Cooley v. County of Calaveras
Before: Searls
Synopsis
Appeal — Conclusiveness of Findings—Agreed Statement of Facts.— . Where the cause was submitted to the decision of the trial court upon an agreed statement of facts, but the agreed statement is not set out in the record, the findings made by the court are conclusive.
Fees of Justice of Peace—Settlement with County Under Act of 1895 —Claims Under County Government Act.—A settlement by a justice of the peace with a county for his fees in criminal cases, pursuant to the act of March 28, 1895, and prior to the decision of the supreme court declaring that act unconstitutional, cannot be revoked, and a claim for such fees cannot be subsequently allowed by the board of supervisors under the County Government Act, merely crediting thereupon the amount previously paid under the act of 1895.
Id.—Understanding of Law at Date of Settlement Conclusive.—The understanding of the law at the time of the settlement of a contract, though erroneous, will govern the settlement, and the subsequent determination of the question of law by judicial decision to the contrary does not create such a mistake of law as courts will rectify, nor can it have a retroactive effect to overturn the settlement which was legal and valid when made.
Id.—Entire Demand cannot be Split.—A party having an entire demand cannot split it up into separate causes of action; and this rule applies to claims against counties equally with those against individuals.
SEARLS, C. Action brought to recover from the county of Calaveras the sum of five hundred and sixty-one dollars and eighty cents, a balance claimed to be due the plaintiff as fees and compensation for services as justice of the peace in and for Angels township, in said county. The defendant had judgment for costs. Plaintiff appeals from the judgment, and the cause comes up on the judgment-roll.

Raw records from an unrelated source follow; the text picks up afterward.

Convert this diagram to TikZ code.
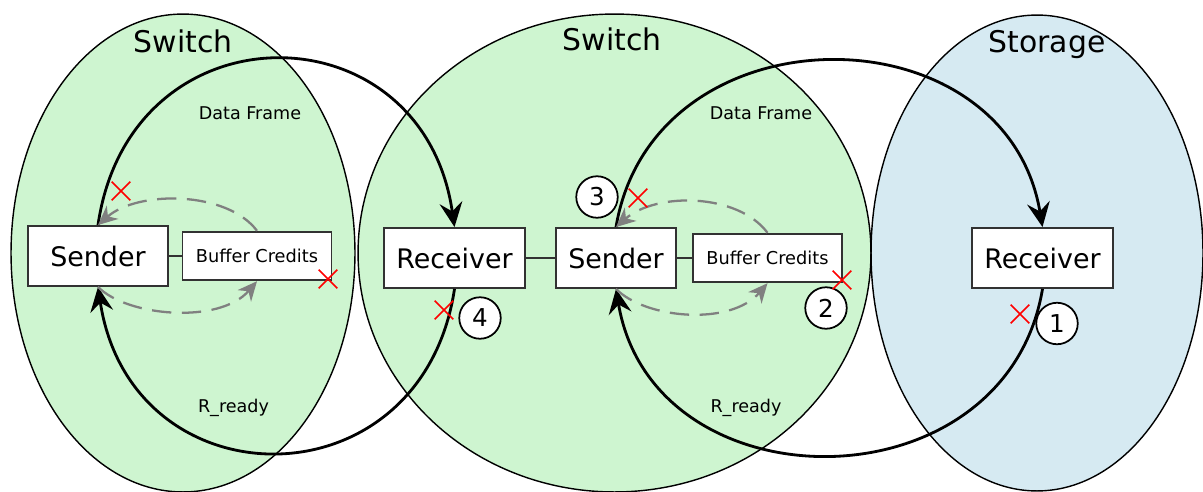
\documentclass[tikz,border=0pt]{standalone}
\usepackage{fontspec}
\setmainfont{DejaVu Sans}
\usepackage{tikz}
\usetikzlibrary{arrows.meta, shapes.misc, calc}
\definecolor{switchgreen}{RGB}{206,245,208}
\definecolor{storageblue}{RGB}{214,234,242}
\definecolor{boxline}{RGB}{50,50,50}
\tikzstyle{devname} = [font=\fontsize{17}{20}\selectfont]
\tikzstyle{msglabel} = [font=\fontsize{10}{12}\selectfont]
\tikzstyle{port} = [draw=boxline, line width=1.1pt, fill=white, minimum height=1.2cm, inner sep=0pt, font=\fontsize{15.3}{18}\selectfont]
\tikzstyle{credits} = [draw=boxline, line width=1.1pt, fill=white, minimum width=2.98cm, minimum height=0.97cm, inner sep=0pt, font=\fontsize{10.1}{12}\selectfont]
\tikzstyle{stepnum} = [circle, draw, line width=1pt, fill=white, minimum size=0.83cm, inner sep=0pt, font=\fontsize{14}{16}\selectfont]
\tikzstyle{lost} = [cross out, draw=red, line width=0.9pt, minimum size=0.34cm, inner sep=0pt]
\tikzstyle{flow} = [line width=1.6pt, -{Stealth[length=14pt,width=13pt,inset=5pt]}]
\tikzstyle{credit} = [gray, line width=1.3pt, dash pattern=on 11pt off 6pt, -{Stealth[length=11pt,width=10pt,inset=3.5pt]}]

\begin{document}
\begin{tikzpicture}[x=0.02cm, y=0.02cm]
\useasboundingbox (0,0) rectangle (1203,491);
% the three devices
\draw[fill=switchgreen, line width=0.8pt] (183,238) ellipse [x radius=3.44cm, y radius=4.78cm];
\draw[fill=switchgreen, line width=0.8pt] (614.5,238) ellipse [x radius=5.13cm, y radius=4.78cm];
\draw[fill=storageblue, line width=0.8pt] (1037,238) ellipse [x radius=3.32cm, y radius=4.76cm];
\node[devname] (sw1) at (183,450) {Switch};
\node[devname] (sw2) at (612,452) {Switch};
\node[devname] (stor) at (1047,446) {Storage};
\node[msglabel] (df1) at (250,377.5) {Data Frame};
\node[msglabel] (df2) at (761,377.5) {Data Frame};
\node[msglabel] (rr1) at (233.5,83) {R\_ready};
\node[msglabel] (rr2) at (746,83) {R\_ready};
% ports
\node[port, minimum width=2.8cm] (snd1) at (98,235) {Sender};
\node[credits] (buf1) at (257,235) {Buffer Credits};
\node[port, minimum width=2.82cm] (rcv2) at (454.5,233) {Receiver};
\node[port, minimum width=2.4cm] (snd2) at (616,233) {Sender};
\node[credits] (buf2) at (767.5,233) {Buffer Credits};
\node[port, minimum width=2.82cm] (rcv3) at (1042.5,233) {Receiver};
\draw[boxline, line width=0.8pt] (snd1) -- (buf1);
\draw[boxline, line width=0.8pt] (rcv2) -- (snd2);
\draw[boxline, line width=0.8pt] (snd2) -- (buf2);
% data frames and R_ready
\draw[flow] (snd1.north) .. controls +(32,222) and +(-32,222) .. (rcv2.north);
\draw[flow] (rcv2.south) .. controls +(-33,-219) and +(33,-219) .. (snd1.south);
\draw[flow] (snd2.north) .. controls +(37,221) and +(-37,221) .. (rcv3.north);
\draw[flow] (rcv3.south) .. controls +(-37,-221) and +(37,-221) .. (snd2.south);
% credit counting
\draw[credit] (buf1.north) .. controls +(-30,40) and +(40,35) .. (snd1.north);
\draw[credit] (snd1.south) .. controls +(30,-30) and +(-37,-43) .. (buf1.south);
\draw[credit] (buf2.north) .. controls +(-30,40) and +(40,35) .. (snd2.north);
\draw[credit] (snd2.south) .. controls +(30,-30) and +(-37,-43) .. (buf2.south);
% steps
\node[stepnum] (n1) at (1057,167.5) {1};
\node[stepnum] (n2) at (826,183) {2};
\node[stepnum] (n3) at (597,294) {3};
\node[stepnum] (n4) at (480,173) {4};
% failure points
\node[lost] (x1) at (121,300) {};
\node[lost] (x2) at (328,212) {};
\node[lost] (x3) at (444,181) {};
\node[lost] (x4) at (638,293) {};
\node[lost] (x5) at (842,211) {};
\node[lost] (x6) at (1020,177) {};
\end{tikzpicture}
\end{document}
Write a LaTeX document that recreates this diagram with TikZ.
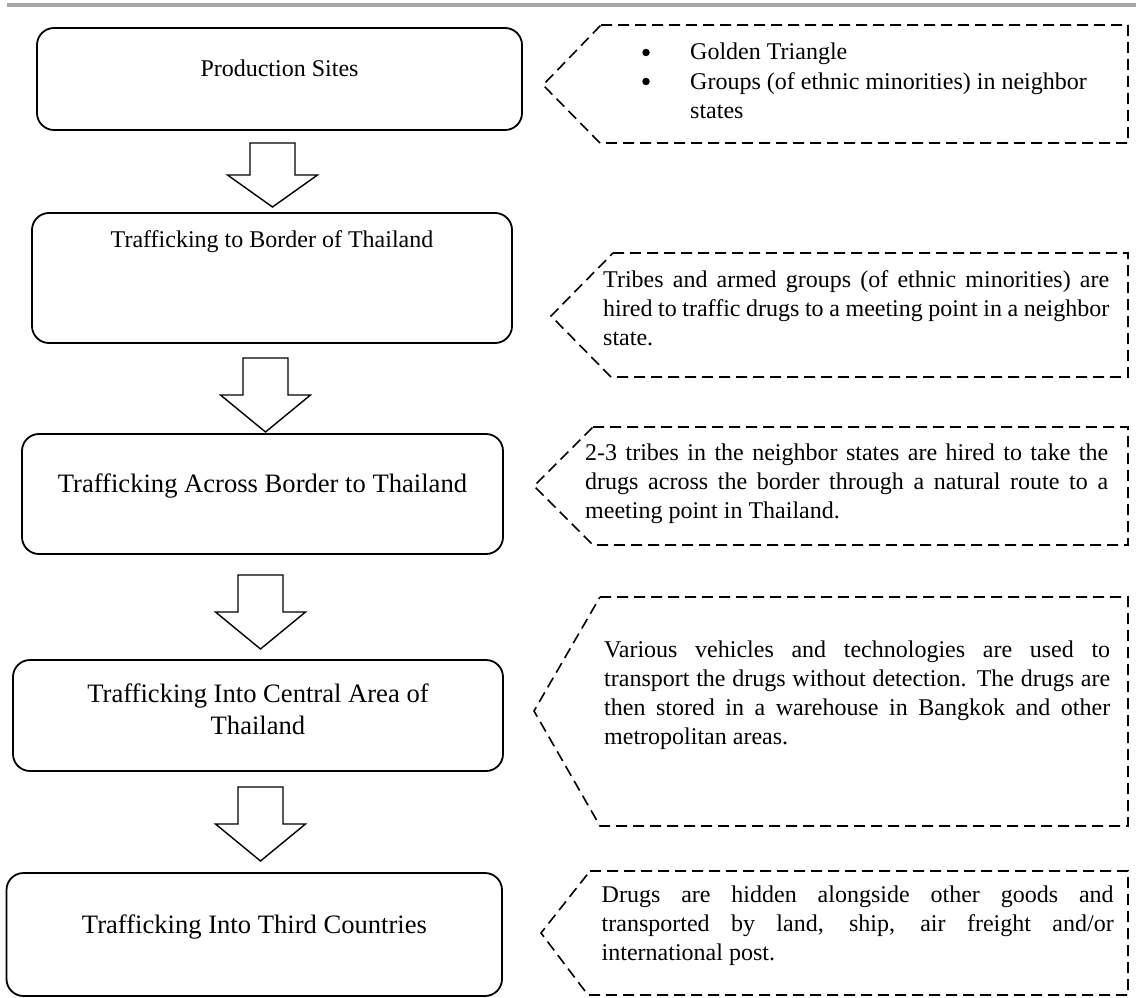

The cause was submitted to the court upon an agreed statement of facts. This agreed statement is not set out in the record, hence the facts as found by the court are conclusive. The facts so found are, so far as necessary to the questions involved, as follows: 1. Plaintiff was a justice of the peace in and for the township of Angels, county of Calaveras; 2. As such justice of the peace plaintiff, between April 2, 1895, and December 28, 1896, in pursuance of his judicial duties, heard and determined one hundred and fifty-five criminal actions or proceedings on examination or trial properly before him; 3. That as such justice of the peace plaintiff was entitled to receive of and from the defendant county, in each of the said actions or proceedings, the sum of three dollars, aggregating, in all the amount of four hundred and sixty-five dollars; 4.; [484]That prior to the twenty-fifth day of February, 1897, and prior to the commencement of this action, plaintiff presented to the-board of supervisors of the defendant county his claims in due form, and properly verified by his oath as to their correctness, for each and every of said one hundred and fifty-five (155). criminal actions or proceedings tried or examined by him as aforesaid, aggregating in all the sum of four hundred and sixty-five dollars; 5. The board of supervisors duly passed upon and allowed each and every of said claims for the full amount of fees demanded by plaintiff, to wit, the sum of three dollars in each of said actions or proceedings tried, etc., as aforesaid; 6. Each and every of said claims so presented and allowed as aforesaid were by the county treasurer of the defendant county duly paid to plaintiff, and “that a complete settlement between plaintiff and defendant county was had thereon”; 7. On the twenty-fifth day of February, 1897, the plaintiff as such justice filed additional claims in all of said one hundred and fifty-five cases, etc., for which he had presented his claims as aforesaid, and which had been allowed and paid as aforesaid, in which he claimed in the same cases as follows: For complaint, two dollars; issuing warrant, two dollars; trial of each case, three dollars; aggregating in each case seven dollars. In each case plaintiff credited the county with the three dollars previously paid him thereon as aforesaid; 8. The board of supervisors rejected said claims; 9. The defendant county is not indebted to defendant in any sum.